- **Task**: State how many lines in the entries below contain "this". Write nothing but the number.

[Excerpted data start]

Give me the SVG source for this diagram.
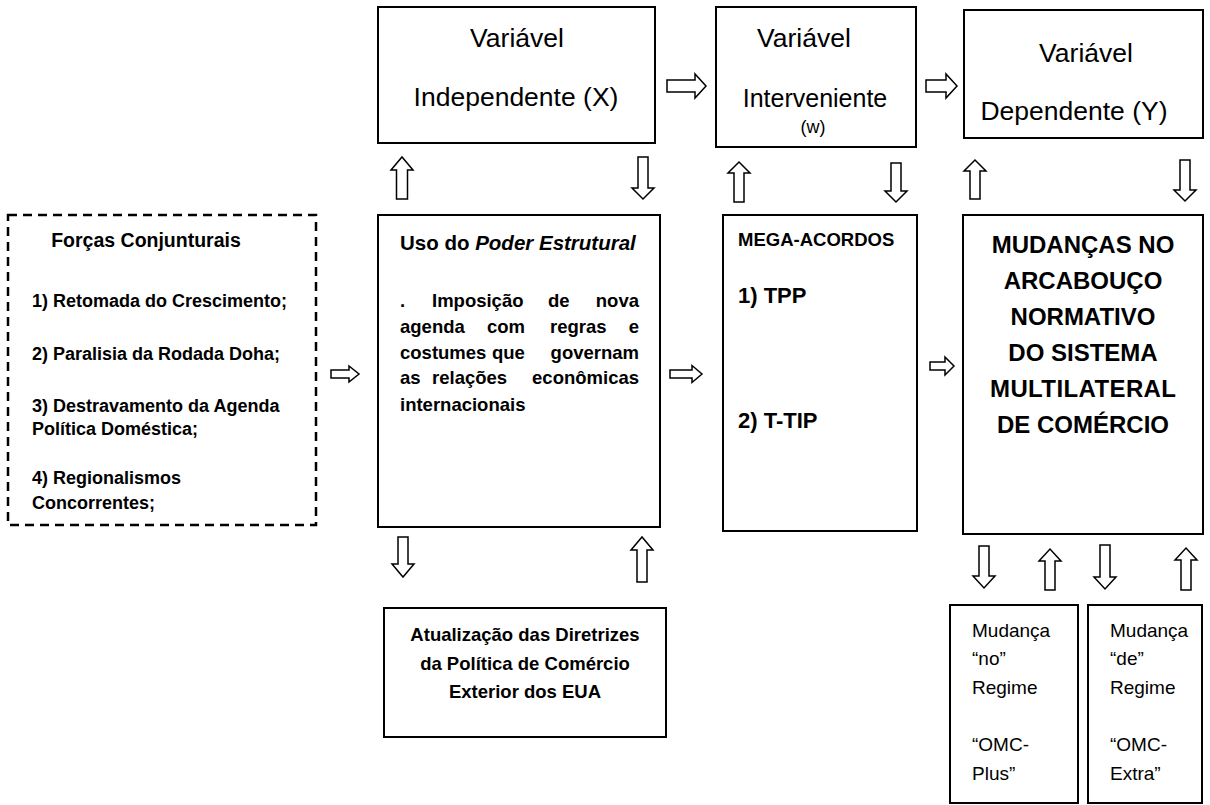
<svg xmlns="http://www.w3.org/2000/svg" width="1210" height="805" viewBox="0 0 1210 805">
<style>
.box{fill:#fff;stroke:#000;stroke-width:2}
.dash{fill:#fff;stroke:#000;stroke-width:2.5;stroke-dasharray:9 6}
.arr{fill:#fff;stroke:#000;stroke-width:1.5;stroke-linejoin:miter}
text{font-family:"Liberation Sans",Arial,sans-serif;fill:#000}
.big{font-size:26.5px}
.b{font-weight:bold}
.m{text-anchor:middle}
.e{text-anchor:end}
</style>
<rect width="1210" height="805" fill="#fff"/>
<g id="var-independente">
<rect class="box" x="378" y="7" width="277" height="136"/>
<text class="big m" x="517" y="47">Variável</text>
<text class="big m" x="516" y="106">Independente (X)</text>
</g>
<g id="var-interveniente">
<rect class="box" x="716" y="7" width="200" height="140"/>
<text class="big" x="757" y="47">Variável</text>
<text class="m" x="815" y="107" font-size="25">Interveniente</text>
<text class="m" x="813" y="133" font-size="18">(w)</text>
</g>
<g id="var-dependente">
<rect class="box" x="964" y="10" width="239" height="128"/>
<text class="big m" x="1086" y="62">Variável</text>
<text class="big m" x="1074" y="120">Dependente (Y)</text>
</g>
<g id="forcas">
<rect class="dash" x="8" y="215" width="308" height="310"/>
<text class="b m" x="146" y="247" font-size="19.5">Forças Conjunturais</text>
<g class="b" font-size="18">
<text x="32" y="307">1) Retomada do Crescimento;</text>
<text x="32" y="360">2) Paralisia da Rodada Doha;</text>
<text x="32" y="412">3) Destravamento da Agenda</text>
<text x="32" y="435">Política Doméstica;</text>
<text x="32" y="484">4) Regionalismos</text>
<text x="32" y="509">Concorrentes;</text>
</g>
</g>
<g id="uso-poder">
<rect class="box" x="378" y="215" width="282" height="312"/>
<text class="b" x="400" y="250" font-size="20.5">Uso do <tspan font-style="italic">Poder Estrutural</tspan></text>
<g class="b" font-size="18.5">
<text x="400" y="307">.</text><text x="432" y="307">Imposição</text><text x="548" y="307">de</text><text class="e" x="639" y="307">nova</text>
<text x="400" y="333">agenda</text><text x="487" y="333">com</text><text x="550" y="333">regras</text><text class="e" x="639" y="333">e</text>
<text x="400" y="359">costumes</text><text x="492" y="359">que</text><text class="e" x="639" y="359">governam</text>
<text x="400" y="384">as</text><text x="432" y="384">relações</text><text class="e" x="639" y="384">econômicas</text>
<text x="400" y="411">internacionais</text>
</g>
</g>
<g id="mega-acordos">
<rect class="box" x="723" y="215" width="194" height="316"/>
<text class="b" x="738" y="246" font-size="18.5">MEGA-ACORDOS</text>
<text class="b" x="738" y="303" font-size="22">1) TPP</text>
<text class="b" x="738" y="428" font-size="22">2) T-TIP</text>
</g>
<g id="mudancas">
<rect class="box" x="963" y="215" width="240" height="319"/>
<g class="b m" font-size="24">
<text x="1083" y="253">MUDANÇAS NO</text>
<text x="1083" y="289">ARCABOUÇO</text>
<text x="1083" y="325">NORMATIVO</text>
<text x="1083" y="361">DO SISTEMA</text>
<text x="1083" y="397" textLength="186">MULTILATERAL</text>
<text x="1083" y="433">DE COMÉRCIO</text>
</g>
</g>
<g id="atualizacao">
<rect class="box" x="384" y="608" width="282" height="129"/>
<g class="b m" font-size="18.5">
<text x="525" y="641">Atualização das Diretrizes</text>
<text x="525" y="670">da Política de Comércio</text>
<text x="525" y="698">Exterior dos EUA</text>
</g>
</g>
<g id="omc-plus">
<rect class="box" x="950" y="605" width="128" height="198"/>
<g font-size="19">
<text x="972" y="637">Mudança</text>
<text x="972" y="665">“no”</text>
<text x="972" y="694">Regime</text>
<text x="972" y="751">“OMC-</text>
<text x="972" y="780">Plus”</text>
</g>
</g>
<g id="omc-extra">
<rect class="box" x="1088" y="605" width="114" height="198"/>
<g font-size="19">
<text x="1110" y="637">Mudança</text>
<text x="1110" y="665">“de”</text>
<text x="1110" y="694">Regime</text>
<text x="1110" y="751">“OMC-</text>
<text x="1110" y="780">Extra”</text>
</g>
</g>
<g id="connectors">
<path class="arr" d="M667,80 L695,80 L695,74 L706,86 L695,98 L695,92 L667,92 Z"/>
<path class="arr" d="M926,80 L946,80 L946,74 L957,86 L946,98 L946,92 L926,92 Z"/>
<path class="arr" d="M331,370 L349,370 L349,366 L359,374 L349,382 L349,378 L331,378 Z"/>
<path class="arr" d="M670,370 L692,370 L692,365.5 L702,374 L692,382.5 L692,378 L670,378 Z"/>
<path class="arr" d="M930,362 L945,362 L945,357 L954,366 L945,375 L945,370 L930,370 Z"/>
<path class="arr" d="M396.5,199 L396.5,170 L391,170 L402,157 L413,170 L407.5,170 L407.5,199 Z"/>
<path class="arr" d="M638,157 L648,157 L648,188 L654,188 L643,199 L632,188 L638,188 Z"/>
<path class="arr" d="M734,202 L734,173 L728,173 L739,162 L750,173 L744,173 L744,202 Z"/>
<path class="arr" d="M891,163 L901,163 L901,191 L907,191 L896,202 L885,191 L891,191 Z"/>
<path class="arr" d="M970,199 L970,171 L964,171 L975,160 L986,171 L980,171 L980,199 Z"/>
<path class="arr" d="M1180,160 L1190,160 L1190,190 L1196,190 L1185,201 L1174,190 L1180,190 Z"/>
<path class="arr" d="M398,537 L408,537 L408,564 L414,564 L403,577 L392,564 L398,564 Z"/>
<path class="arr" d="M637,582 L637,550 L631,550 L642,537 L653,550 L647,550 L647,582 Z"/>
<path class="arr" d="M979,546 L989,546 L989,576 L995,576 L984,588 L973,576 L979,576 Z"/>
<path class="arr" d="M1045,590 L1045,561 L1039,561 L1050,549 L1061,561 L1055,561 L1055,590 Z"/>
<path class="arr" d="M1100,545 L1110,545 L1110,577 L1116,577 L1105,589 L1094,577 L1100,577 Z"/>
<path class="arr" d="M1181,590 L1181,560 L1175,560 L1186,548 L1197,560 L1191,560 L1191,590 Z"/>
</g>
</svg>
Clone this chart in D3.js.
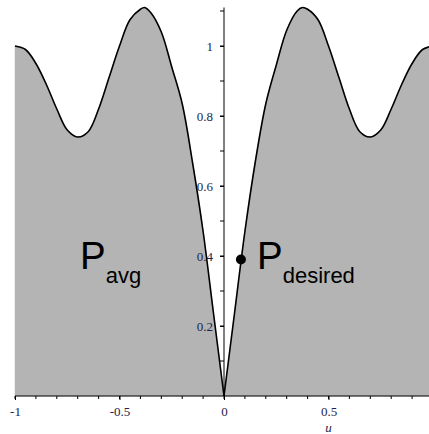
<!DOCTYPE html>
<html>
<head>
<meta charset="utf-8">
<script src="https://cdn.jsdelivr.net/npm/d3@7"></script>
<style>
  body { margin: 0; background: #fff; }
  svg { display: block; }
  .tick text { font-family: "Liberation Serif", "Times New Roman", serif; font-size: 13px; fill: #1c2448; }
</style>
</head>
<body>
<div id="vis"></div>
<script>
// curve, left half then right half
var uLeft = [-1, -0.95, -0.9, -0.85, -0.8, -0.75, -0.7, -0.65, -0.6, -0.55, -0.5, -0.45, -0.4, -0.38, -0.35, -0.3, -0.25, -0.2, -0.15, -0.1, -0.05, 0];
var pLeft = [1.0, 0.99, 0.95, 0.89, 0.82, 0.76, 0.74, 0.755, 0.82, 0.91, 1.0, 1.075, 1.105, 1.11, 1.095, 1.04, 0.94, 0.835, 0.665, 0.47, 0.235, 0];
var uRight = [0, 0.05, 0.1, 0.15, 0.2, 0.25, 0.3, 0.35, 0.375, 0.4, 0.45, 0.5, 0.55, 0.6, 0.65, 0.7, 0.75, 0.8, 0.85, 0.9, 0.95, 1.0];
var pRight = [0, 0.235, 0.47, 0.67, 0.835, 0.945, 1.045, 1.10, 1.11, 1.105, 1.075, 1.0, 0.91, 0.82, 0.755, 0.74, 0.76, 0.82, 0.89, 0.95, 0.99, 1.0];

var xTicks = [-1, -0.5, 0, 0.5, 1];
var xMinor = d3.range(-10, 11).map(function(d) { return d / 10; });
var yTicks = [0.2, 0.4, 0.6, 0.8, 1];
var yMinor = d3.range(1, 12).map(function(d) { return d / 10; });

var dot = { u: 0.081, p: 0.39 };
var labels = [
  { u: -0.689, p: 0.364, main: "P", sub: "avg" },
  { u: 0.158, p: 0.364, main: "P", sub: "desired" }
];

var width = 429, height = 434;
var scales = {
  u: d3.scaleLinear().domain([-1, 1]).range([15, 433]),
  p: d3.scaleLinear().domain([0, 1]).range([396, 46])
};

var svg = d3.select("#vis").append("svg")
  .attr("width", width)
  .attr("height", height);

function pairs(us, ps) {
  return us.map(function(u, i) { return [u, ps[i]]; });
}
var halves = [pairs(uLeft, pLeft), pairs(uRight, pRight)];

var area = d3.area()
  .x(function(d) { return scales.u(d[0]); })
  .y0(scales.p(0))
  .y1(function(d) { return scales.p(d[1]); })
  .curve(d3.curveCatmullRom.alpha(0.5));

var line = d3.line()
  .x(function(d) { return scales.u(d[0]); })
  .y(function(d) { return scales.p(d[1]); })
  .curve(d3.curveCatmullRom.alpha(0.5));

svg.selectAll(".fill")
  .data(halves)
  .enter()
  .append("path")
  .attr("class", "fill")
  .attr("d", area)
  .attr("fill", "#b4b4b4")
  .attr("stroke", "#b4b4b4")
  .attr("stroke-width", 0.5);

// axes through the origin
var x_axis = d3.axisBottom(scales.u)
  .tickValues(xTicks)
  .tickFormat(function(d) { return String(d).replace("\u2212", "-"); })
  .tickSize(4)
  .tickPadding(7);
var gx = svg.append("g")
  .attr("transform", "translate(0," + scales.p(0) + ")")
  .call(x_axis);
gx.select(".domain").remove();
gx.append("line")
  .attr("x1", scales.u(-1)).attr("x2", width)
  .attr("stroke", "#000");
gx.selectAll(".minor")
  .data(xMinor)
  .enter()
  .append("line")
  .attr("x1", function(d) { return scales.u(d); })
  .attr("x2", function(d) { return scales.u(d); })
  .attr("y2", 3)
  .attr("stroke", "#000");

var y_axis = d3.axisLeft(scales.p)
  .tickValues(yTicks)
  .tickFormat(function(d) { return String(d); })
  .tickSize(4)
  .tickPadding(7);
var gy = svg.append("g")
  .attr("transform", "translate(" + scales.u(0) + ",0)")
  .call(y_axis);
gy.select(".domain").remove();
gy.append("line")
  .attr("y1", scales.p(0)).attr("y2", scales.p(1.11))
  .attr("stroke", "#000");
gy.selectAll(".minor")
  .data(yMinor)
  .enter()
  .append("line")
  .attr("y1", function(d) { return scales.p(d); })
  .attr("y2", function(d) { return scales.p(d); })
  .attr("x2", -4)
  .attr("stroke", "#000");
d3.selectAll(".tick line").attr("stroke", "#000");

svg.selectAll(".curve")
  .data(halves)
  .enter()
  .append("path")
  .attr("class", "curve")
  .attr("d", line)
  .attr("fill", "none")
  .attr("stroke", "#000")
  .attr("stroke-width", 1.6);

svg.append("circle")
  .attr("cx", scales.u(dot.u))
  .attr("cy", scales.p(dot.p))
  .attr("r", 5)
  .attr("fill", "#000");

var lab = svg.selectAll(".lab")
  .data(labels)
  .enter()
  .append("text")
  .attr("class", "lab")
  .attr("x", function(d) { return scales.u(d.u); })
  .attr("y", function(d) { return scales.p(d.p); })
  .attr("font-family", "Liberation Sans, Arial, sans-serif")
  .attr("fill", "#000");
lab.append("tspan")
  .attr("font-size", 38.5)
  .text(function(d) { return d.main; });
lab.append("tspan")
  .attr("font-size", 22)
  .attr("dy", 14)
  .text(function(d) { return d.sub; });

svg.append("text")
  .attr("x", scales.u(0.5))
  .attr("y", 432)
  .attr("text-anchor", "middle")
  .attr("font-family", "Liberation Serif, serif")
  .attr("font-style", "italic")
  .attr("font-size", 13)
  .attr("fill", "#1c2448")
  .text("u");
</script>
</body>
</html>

[Excerpted data end]

- **Answer to the task**: 2